The first major initiative that CIJA has launched under Shack’s leadership is an online “action hub” that helps members of the community contact elected officials and join CIJA campaigns.
“The idea is to create a central place where people can go, find opportunities to put their hand up and take action, and to start to, in a more intentional way, build a movement for the community to be active participants in CIJA’s advocacy,” he told JNS.
Power of the total community
An early interest in global affairs and public policy set Shack on a path that took him to the University of King’s College in Halifax, Nova Scotia, and to the London School of Economics, where he earned a master’s with distinction in the theory and history of international relations.
In London, he studied the Iranian nuclear program. Subsequently, in Washington, where he worked at the Middle East Institute, he told JNS that he learned to navigate the “bubble” of U.S. policy circles and test his ideas among leading experts.
He found his work back home to be the most formative.
“Canada is a very different place with a different role in the world,” he told JNS. “Coming to understand that history of engagement between Canada and Israel was transformative for me.”
Most recently, he served as vice president for countering Jew-hatred and hate at the UJA Federation of Greater Toronto, where he worked with law enforcement, schools and community partners to promote inclusion and security.
Disagreement within the Jewish community comes with the job, he told JNS.
“The notion that we will be uniform in any way is laughable,” he said. “There will always be multiple views about the best way to move things forward. We want to think creatively about how we can harness the power of the total of our community.”
“My approach is about mutual respect and understanding that people will approach problems differently and seek out different solutions,” he added.
Shack told JNS that CIJA is waiting for an April 2024 legal case to unfold in the Federal Court of Canada in which families who lost relatives on Oct. 7 are pushing for a judicial review of the federal government’s decision the prior month to resume funding the U.N. Relief and Works Agency.

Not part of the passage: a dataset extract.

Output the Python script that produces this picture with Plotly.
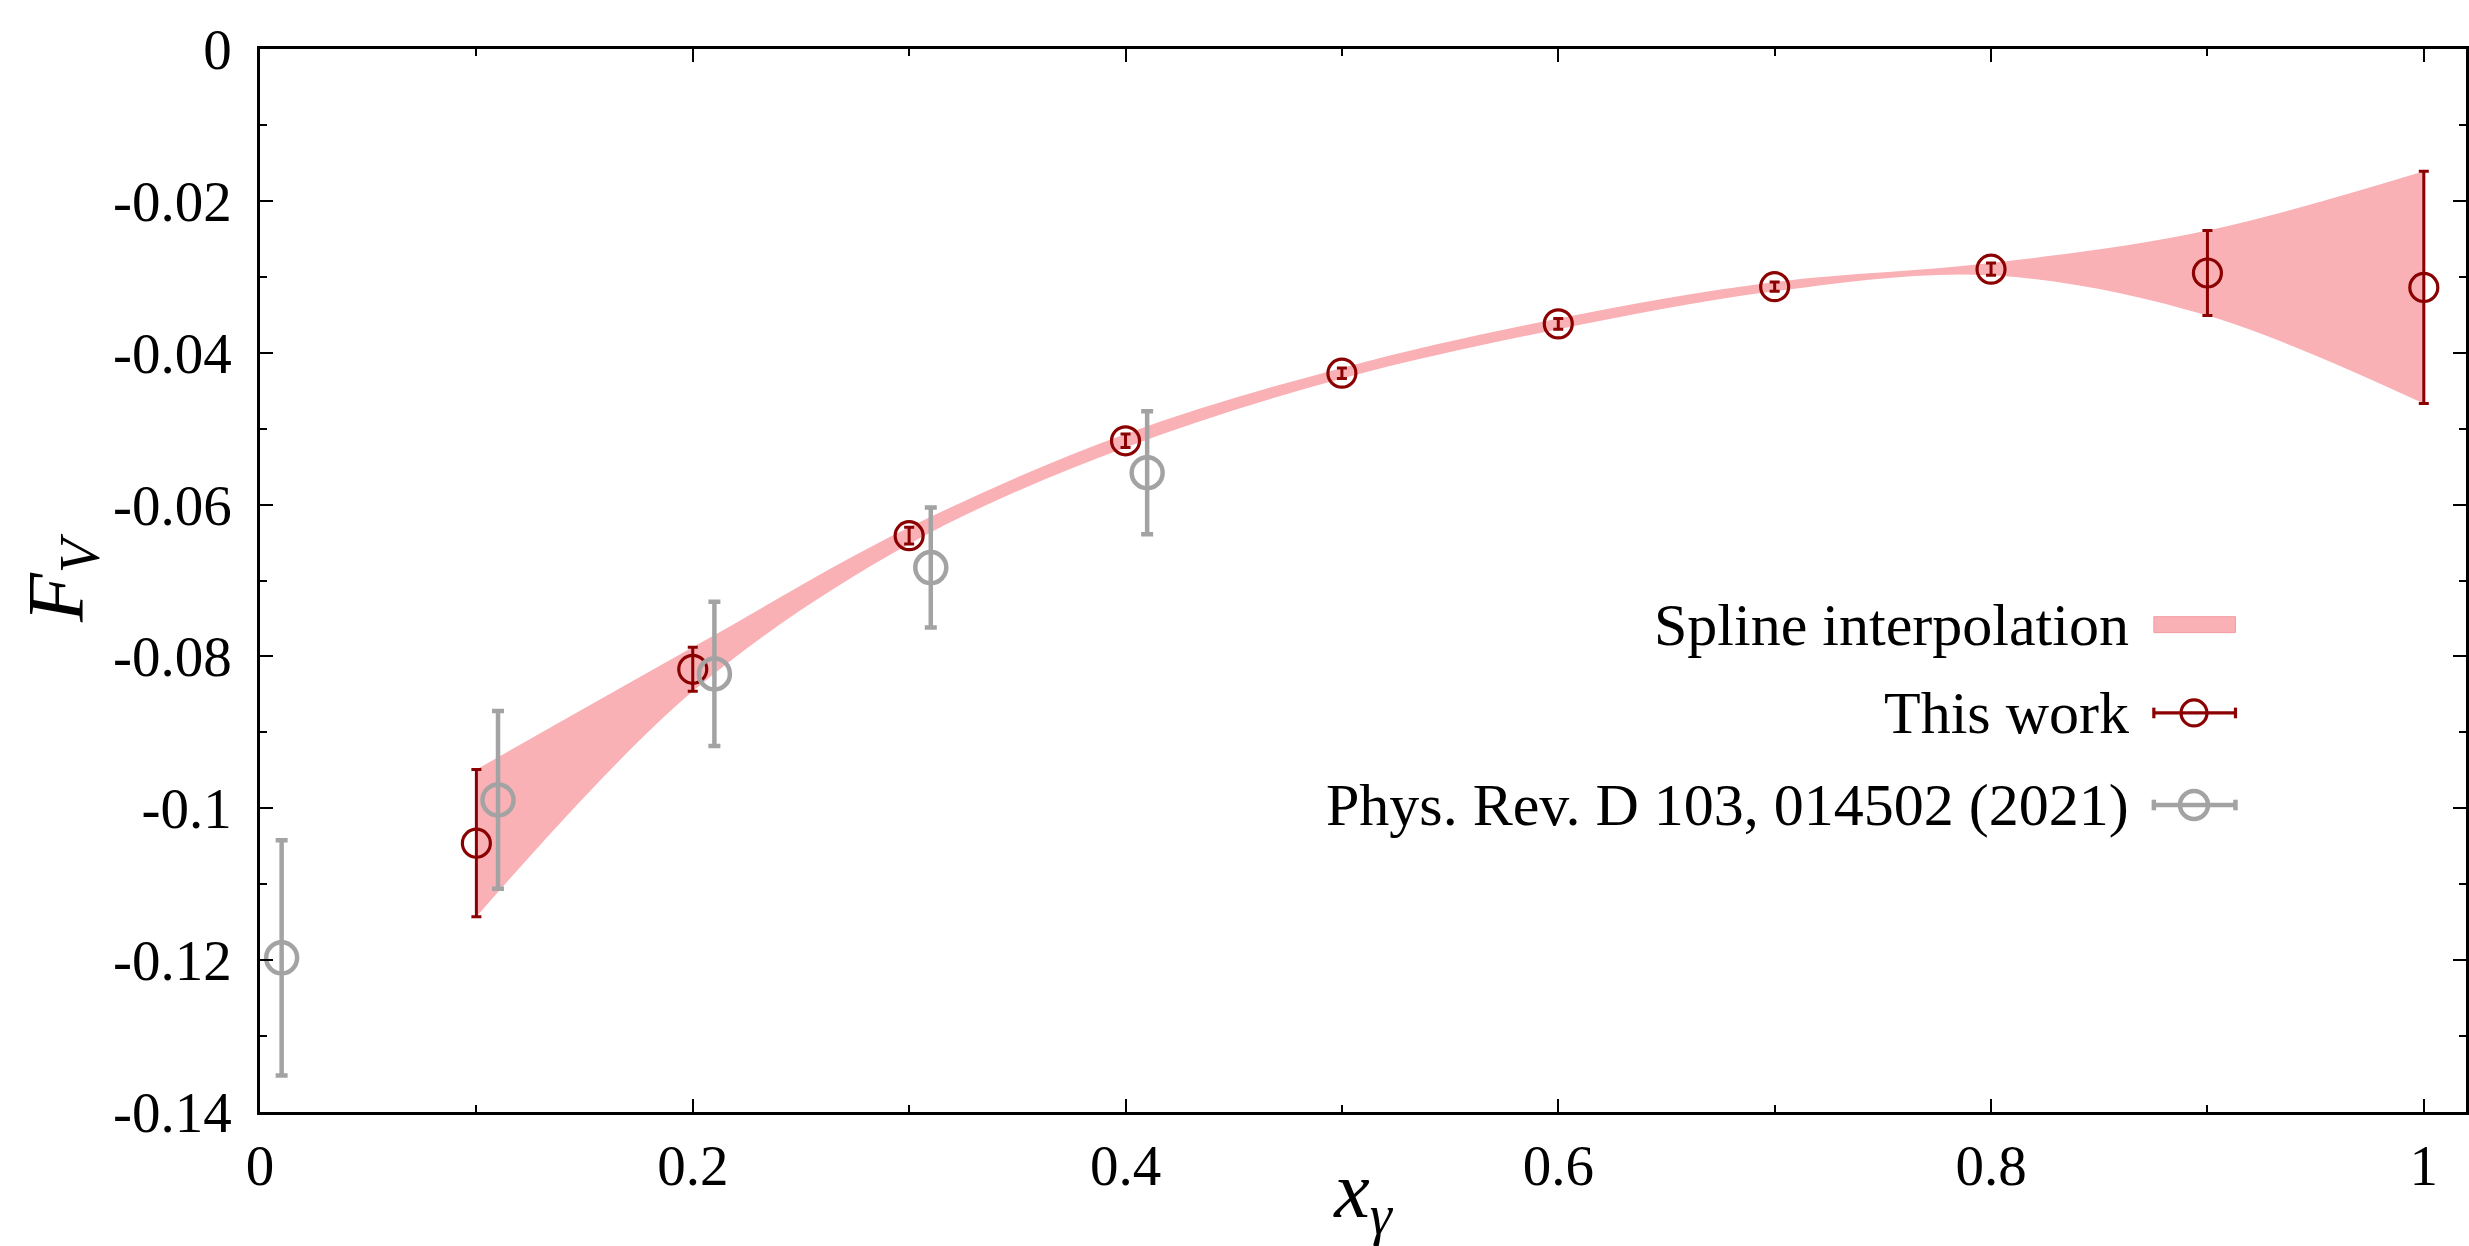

Israel has documented ties between UNRWA staff and Hamas, and several of the former took part directly in the attacks on Oct. 7.
Under Canadian law, it is illegal to fund groups that are linked to terror, and CIJA has said that the government violated its anti-terrorism laws and statutory obligations. The government moved unsuccessfully to dismiss the suit.
“The time has come for there to be alternatives considered by the government of Canada in terms of humanitarian aid, in terms of support for Palestinians who may be suffering,” Shack told JNS. “Canadian taxpayer dollars shouldn’t be going to support an organization that is so complicit with Hamas terrorism and the hostages.”
‘Essential ingredient’
As he builds coalitions, Shack told JNS he is also looking outside the Jewish community and partnering with ethnic groups and convening faith leaders for joint action against hate. That’s an “essential ingredient” to fighting Jew-hatred, he told JNS.
Those with personal connections to Jews report having twice as favorable views of Jews, and they have “significantly more willingness to identify antisemitism and higher likelihood of being vocal and standing against it,” he said.
He wears his Jewish identity on his head, he told JNS.
“I’ve worn a kippah for many, many years. It’s about being a proud and visible Jew in this moment where there’s so much fear,” he said. “If I’m in a position of community leadership to be able to stand tall and proud being very outwardly Jewish, I think that’s an important thing to do.”